The Woman in Black is a novella of some repute, having spawned a number of adaptations, of which the latest is the 2012 film starring Daniel Radcliffe and its sequel Angel of Death (the less we speak of the latter, the better). The Woman in Black is a classic modern ghost story, following Arthur Kipps as he narrates his experiences in Eel Marsh House, where he stayed whilst sorting out the affairs of the late Mrs Drablow as a junior solicitor. There he starts to experience strange going ons at the house, attributed to a strange Woman in Black seen at Mrs Drablow’s funeral. The local townspeople seem to be aware of the woman’s existence but seem reluctant to talk about it. Arthur Kipps is subject to supernatural goings on in the house, including screams of a woman and child coming from the marshes amongst other things. He resolves to get to the bottom of the haunting mystery and determines to find out the truth about the Woman in Black and her connection to the late Mrs Drablow.

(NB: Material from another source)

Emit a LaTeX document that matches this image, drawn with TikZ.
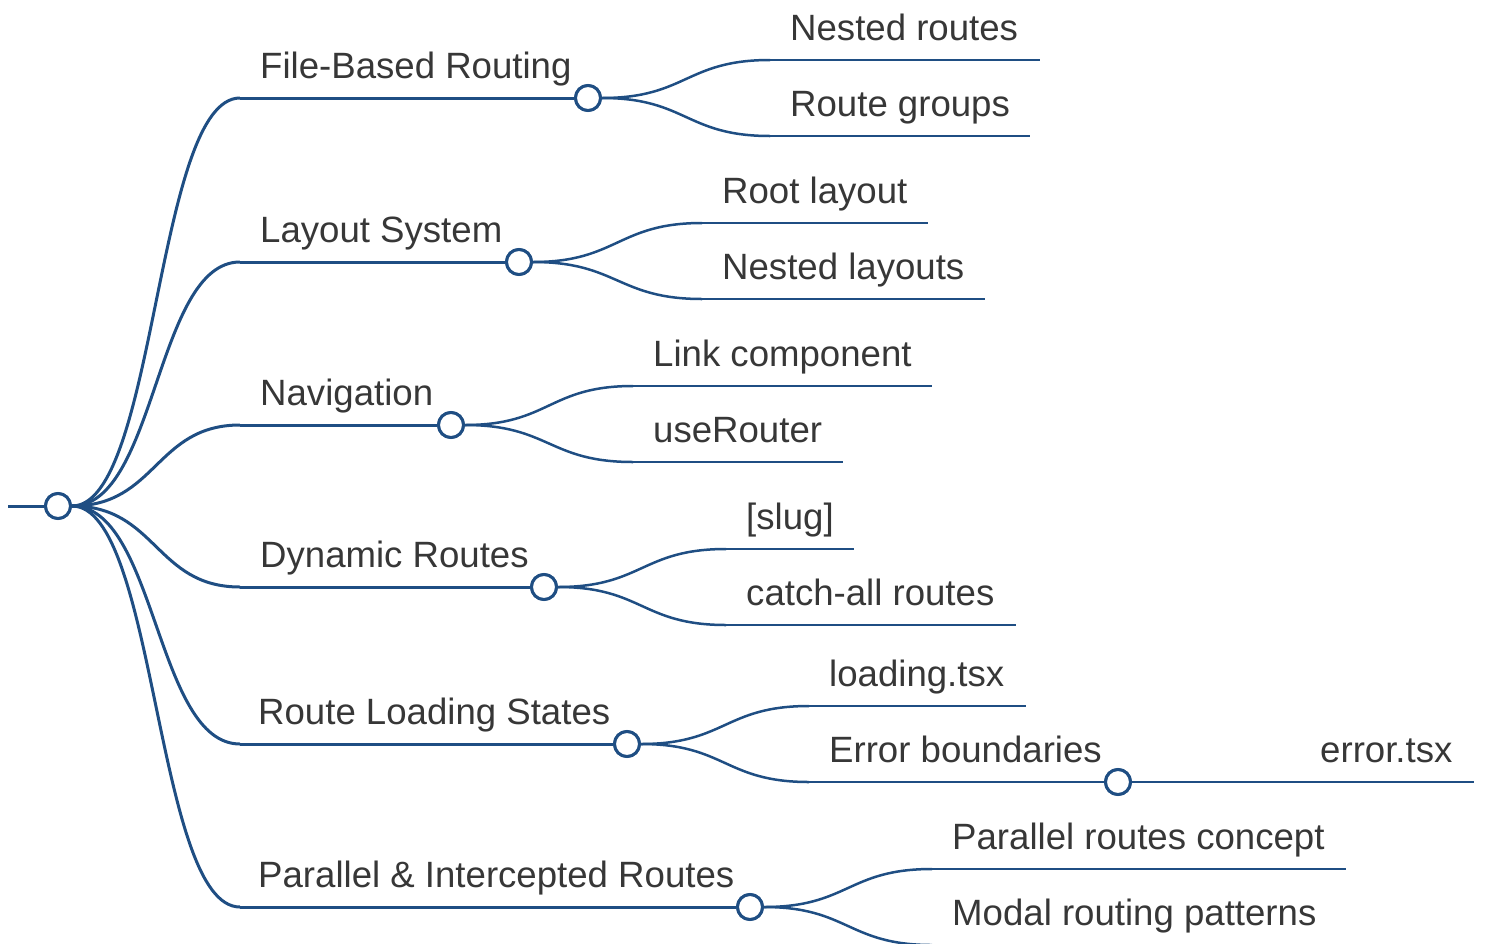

The first thing I noticed about the novel was the writing style, which is written in a wordy gothic style reminiscent of the traditional gothic novels. The style was so prominent that I hardly recognised it as a modern novel at all and without the benefit of research I could easily have mistaken it for a novel written in the nineteenth century or early twentieth. Hence I was taken aback by the fact that it was written in 1983, since the novel read so old. While the novel is in some ways nostalgic the writing style works against it in some ways. The novel feels like the thousand of ghost stories which have come before it, and since the Woman in Black is at her core just another vengeful ghost archetype, there isn’t enough to make the plot stand out. In a modern ghost story that follows the traditional conventions, I would expect the narrative to compensate for this somewhat by bringing something new to the table such as a more direct and dynamic narrative style. Also, the narrative of The Woman in Black was a little bit wordy and I felt myself yawning while reading through the long paragraphs. I’ve always been more of a fan of more direct prose, as opposed to flowery purple prose so that factors into my opinion as well.
The frame narrative was a nice addition but I did question whether or not it was necessary as it serves only to provide a platform through which Kipps can tell his story. The biggest problem with the frame narrative is that the story never fully returns to it aside from a few lines at the end. To me a frame narrative should serve as a bookend, with the end of the novel having a scene at the end which uses the frame narrative and connecting it to the rest of the novel in some way. The frame narrative in The Woman in Black takes place after all of the action has taken place and never really adds anything to the story aside from showing that Kipps eventually recovered from all the stuff that happened to him and to foreshadow the ending scene. To me the frame narrative sounded like a clever plot device but its execution seemed to fall flat to me somehow.
The Woman in Black herself is a bit of a polarising character. She is a ghost with a personality, which is good and by the end it is very easy to understand her motivations. The novel is ambiguous as to whether or not she acts out of malevolence or whether she simply acts out a purpose, though the end suggests that she acts out of anger and may seek to kill children in act of revenge since she seemed to cause the carriage accident involving Kipps’ son deliberately. I did like the twist though, that leaving the house and going to London wasn’t going to keep the Woman in Black at bay, even a year after the events at Eel Marsh House.
Overall I’d say that the story was decent, but fell short of my expectations. To me it was just another ghost novel that tried to be literary by padding itself with purple prose to extend what was already a fairly short piece of fiction. The prose actually made the whole situation less scary since I find that I didn’t take it as seriously as I would, for example, the direct kind you’d find in a Stephen King novel. It is a decent enough read but doesn’t do anything both with its prose, or its plot for that matter. It is a neat callback to the gothic fiction of old, so I will discount it but I certainly feel like there is room for improvement.